Work required —
Begin at the first line of the data and copy each line through the one containing "import pandas as pd", that line included, with no pictures.

(Records contained in a dataset)
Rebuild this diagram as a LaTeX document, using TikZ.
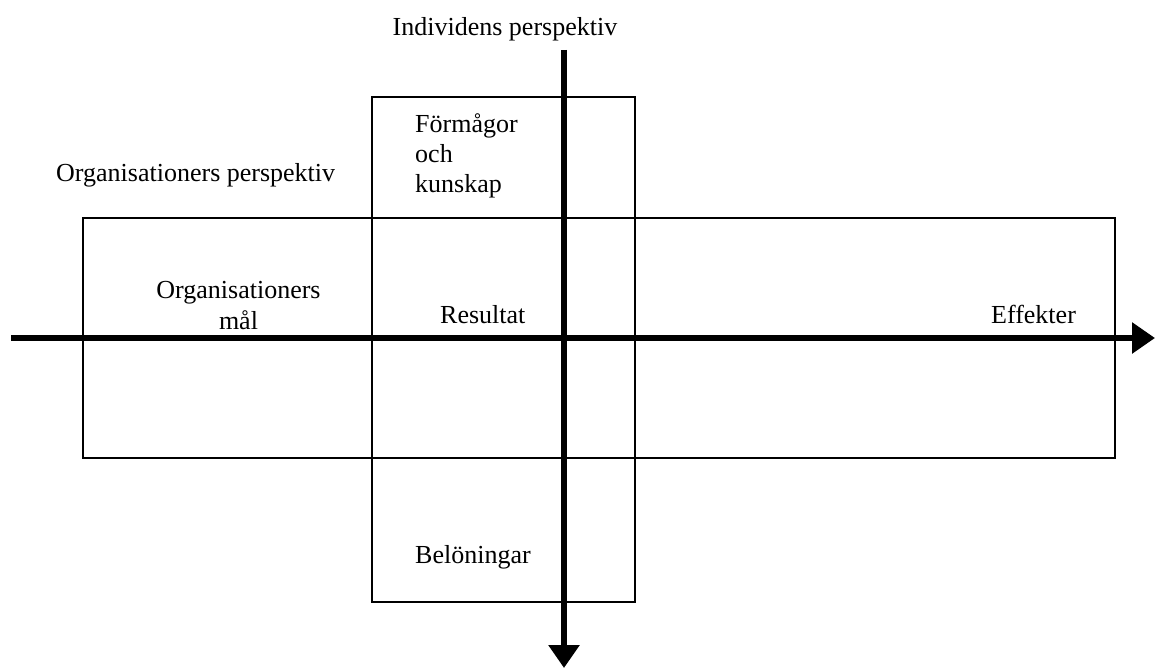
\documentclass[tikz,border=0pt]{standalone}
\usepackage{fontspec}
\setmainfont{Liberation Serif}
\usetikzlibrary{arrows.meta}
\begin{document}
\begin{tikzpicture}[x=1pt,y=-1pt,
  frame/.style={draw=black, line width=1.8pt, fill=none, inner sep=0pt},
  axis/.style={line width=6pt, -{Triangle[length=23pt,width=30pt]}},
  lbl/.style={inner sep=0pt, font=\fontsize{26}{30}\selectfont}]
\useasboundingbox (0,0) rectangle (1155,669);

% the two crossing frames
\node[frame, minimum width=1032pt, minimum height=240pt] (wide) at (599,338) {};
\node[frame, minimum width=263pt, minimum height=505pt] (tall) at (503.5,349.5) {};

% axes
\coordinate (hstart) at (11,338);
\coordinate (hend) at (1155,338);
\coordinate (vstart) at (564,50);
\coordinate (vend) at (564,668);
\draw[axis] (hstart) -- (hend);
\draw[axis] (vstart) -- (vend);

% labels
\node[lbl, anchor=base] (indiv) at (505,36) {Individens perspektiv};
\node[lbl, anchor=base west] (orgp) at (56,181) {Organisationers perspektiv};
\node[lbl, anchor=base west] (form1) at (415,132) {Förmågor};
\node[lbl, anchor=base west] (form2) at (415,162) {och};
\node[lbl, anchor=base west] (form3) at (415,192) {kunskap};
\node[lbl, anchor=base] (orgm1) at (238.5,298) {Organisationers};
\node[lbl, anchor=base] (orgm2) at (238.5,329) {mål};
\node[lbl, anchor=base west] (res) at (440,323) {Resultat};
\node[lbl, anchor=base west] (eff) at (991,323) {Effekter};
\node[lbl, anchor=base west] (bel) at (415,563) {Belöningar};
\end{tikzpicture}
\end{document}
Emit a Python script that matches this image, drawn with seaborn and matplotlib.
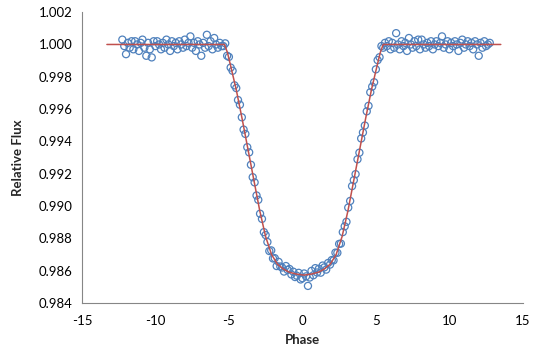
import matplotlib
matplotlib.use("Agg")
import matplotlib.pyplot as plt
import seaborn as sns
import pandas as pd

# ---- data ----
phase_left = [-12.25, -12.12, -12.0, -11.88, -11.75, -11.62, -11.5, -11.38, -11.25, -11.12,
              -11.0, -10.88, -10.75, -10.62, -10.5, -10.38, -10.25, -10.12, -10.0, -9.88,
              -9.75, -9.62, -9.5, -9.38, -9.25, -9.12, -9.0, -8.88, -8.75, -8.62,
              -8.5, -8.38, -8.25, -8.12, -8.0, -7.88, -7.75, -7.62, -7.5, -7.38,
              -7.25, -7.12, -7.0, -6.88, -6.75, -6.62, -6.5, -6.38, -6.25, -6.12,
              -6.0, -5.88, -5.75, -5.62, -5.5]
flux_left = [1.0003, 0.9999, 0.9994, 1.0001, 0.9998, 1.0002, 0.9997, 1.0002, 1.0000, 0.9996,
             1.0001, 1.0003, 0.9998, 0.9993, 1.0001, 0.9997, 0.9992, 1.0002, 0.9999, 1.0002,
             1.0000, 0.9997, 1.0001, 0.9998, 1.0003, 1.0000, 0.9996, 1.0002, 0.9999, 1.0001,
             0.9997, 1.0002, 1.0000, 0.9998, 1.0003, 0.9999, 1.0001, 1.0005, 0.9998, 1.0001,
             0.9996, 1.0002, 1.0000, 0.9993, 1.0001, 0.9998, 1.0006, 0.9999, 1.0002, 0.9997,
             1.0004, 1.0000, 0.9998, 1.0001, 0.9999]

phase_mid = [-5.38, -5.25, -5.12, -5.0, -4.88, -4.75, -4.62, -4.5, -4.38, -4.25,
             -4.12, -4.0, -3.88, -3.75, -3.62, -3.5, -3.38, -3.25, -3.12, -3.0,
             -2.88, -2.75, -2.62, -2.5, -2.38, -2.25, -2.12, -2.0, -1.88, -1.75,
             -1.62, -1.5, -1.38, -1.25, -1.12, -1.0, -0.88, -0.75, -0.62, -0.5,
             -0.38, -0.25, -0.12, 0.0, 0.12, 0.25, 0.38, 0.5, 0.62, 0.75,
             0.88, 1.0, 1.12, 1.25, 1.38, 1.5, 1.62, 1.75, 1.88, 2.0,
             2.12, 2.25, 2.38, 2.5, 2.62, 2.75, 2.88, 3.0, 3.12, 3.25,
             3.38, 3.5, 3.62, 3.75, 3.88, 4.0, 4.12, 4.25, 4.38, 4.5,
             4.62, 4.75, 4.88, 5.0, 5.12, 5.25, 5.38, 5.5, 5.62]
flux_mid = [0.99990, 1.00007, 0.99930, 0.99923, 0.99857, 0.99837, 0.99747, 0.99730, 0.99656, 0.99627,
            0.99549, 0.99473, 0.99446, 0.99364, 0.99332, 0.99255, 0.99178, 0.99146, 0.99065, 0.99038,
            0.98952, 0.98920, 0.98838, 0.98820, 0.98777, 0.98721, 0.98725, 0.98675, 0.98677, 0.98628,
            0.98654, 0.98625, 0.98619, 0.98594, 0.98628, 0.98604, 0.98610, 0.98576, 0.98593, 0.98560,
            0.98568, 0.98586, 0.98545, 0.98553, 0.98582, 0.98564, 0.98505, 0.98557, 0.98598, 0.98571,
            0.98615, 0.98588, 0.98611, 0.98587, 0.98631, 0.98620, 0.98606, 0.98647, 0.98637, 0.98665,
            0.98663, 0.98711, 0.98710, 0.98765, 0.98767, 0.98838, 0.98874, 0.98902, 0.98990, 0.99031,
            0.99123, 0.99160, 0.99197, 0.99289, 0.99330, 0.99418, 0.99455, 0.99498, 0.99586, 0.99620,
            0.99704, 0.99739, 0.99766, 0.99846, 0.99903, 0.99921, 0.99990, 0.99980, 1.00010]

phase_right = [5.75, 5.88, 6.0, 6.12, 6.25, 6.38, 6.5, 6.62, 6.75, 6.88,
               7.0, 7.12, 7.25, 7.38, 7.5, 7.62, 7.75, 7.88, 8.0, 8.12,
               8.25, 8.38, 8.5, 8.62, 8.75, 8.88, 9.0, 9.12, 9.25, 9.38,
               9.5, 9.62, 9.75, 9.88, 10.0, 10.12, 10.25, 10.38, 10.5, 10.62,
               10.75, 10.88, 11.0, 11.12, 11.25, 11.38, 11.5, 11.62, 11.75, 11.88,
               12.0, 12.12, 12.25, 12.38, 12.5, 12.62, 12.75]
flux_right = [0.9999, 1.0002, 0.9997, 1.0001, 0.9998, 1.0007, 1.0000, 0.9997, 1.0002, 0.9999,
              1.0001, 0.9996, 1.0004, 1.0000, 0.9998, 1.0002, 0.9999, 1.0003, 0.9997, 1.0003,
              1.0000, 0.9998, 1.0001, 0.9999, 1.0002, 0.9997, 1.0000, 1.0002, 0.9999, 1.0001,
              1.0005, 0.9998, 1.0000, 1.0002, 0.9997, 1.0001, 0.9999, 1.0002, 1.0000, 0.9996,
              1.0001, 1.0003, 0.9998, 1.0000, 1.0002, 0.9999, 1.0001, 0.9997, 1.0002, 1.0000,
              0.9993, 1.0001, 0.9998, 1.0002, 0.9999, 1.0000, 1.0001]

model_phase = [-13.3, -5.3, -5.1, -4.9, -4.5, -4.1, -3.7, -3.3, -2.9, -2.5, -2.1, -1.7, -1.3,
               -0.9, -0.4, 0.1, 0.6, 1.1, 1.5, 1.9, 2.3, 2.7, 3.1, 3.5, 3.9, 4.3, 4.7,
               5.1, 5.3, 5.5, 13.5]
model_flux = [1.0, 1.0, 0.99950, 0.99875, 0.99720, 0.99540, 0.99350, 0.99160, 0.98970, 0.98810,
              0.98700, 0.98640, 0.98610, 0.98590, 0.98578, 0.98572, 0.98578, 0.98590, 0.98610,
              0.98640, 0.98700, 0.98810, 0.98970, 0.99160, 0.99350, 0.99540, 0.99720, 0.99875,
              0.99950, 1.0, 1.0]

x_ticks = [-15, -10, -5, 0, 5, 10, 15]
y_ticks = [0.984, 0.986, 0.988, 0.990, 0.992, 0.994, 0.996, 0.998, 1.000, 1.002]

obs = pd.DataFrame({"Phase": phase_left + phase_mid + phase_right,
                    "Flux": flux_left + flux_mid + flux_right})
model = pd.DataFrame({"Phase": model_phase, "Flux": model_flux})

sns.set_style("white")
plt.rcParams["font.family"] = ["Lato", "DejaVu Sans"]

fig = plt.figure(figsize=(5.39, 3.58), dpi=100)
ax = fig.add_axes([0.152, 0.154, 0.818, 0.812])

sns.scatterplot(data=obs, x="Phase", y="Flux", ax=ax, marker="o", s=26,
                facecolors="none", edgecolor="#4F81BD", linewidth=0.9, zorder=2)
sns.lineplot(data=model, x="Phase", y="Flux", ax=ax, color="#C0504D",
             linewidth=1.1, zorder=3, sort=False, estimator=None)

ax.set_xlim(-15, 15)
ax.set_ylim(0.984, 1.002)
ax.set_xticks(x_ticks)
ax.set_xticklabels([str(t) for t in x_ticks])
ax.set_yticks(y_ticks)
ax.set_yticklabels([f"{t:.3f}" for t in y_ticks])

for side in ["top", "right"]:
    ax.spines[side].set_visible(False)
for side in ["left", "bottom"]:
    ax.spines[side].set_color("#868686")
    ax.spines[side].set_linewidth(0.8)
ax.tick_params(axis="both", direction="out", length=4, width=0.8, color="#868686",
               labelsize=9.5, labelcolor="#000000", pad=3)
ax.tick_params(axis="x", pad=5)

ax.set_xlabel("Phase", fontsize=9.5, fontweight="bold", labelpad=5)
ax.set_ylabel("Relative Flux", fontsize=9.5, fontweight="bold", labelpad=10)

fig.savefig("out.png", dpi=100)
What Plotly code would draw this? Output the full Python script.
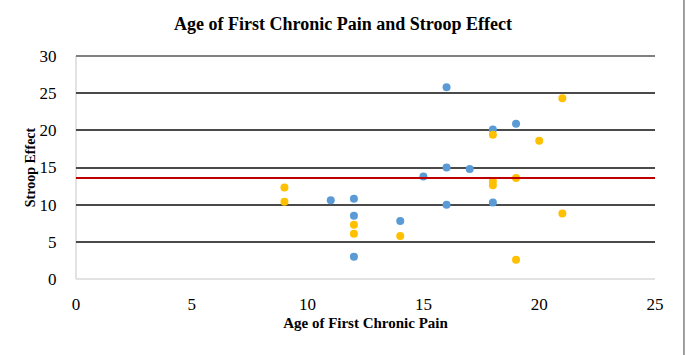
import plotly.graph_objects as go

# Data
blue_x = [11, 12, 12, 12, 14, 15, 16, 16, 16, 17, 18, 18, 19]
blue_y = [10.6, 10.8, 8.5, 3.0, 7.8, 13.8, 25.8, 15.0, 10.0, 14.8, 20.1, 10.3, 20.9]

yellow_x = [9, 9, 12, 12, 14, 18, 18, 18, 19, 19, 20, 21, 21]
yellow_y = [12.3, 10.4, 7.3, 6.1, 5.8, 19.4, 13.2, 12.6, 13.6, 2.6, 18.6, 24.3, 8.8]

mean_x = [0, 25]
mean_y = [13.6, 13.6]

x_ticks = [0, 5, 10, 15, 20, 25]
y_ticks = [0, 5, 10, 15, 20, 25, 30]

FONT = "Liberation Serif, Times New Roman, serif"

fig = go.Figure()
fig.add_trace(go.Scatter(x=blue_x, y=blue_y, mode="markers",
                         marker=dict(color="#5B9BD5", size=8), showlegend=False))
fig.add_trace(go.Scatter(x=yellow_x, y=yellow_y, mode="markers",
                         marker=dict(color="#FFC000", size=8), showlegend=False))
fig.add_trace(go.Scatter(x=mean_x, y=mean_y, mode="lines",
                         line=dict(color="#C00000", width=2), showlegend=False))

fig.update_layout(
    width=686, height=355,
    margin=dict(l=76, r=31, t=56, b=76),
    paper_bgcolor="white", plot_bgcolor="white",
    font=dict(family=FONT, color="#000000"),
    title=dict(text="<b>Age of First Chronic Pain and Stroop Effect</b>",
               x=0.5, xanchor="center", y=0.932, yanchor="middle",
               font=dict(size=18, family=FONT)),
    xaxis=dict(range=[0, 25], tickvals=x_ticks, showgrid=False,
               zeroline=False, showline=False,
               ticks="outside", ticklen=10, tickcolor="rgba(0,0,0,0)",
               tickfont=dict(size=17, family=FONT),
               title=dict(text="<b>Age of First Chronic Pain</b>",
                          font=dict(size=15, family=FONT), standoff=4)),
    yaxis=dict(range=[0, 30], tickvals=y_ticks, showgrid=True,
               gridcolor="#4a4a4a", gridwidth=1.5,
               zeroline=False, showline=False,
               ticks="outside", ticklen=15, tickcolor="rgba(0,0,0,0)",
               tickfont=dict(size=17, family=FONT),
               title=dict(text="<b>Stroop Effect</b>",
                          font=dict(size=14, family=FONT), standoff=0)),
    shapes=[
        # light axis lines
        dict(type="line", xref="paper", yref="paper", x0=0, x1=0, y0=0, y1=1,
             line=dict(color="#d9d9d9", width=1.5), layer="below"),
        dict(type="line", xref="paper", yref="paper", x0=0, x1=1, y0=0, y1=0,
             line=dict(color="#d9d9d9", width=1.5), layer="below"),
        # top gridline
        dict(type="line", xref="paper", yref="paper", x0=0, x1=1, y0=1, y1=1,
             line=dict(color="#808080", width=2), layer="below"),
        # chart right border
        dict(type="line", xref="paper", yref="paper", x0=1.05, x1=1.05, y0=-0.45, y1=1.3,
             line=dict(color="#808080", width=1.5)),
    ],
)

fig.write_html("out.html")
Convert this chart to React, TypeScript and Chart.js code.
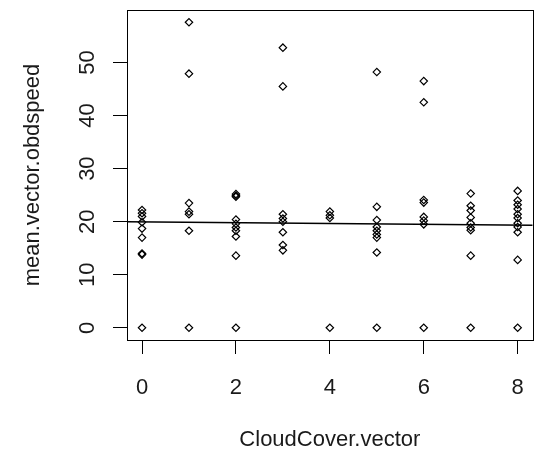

Solution below —
Rebuild this diagram as a LaTeX document, using TikZ.
\documentclass[tikz,border=0pt]{standalone}
\usepackage{fontspec}
\setmainfont{Liberation Serif}
\usetikzlibrary{arrows.meta}
\begin{document}
\begin{tikzpicture}[x=1pt,y=-1pt,
  frame/.style={draw=black, line width=1.8pt, fill=none, inner sep=0pt},
  axis/.style={line width=6pt, -{Triangle[length=23pt,width=30pt]}},
  lbl/.style={inner sep=0pt, font=\fontsize{26}{30}\selectfont}]
\useasboundingbox (0,0) rectangle (1155,669);

% the two crossing frames
\node[frame, minimum width=1032pt, minimum height=240pt] (wide) at (599,338) {};
\node[frame, minimum width=263pt, minimum height=505pt] (tall) at (503.5,349.5) {};

% axes
\coordinate (hstart) at (11,338);
\coordinate (hend) at (1155,338);
\coordinate (vstart) at (564,50);
\coordinate (vend) at (564,668);
\draw[axis] (hstart) -- (hend);
\draw[axis] (vstart) -- (vend);

% labels
\node[lbl, anchor=base] (indiv) at (505,36) {Individens perspektiv};
\node[lbl, anchor=base west] (orgp) at (56,181) {Organisationers perspektiv};
\node[lbl, anchor=base west] (form1) at (415,132) {Förmågor};
\node[lbl, anchor=base west] (form2) at (415,162) {och};
\node[lbl, anchor=base west] (form3) at (415,192) {kunskap};
\node[lbl, anchor=base] (orgm1) at (238.5,298) {Organisationers};
\node[lbl, anchor=base] (orgm2) at (238.5,329) {mål};
\node[lbl, anchor=base west] (res) at (440,323) {Resultat};
\node[lbl, anchor=base west] (eff) at (991,323) {Effekter};
\node[lbl, anchor=base west] (bel) at (415,563) {Belöningar};
\end{tikzpicture}
\end{document}
Emit a Python script that matches this image, drawn with seaborn and matplotlib.
import matplotlib
matplotlib.use("Agg")
import matplotlib.pyplot as plt
import seaborn as sns
import pandas as pd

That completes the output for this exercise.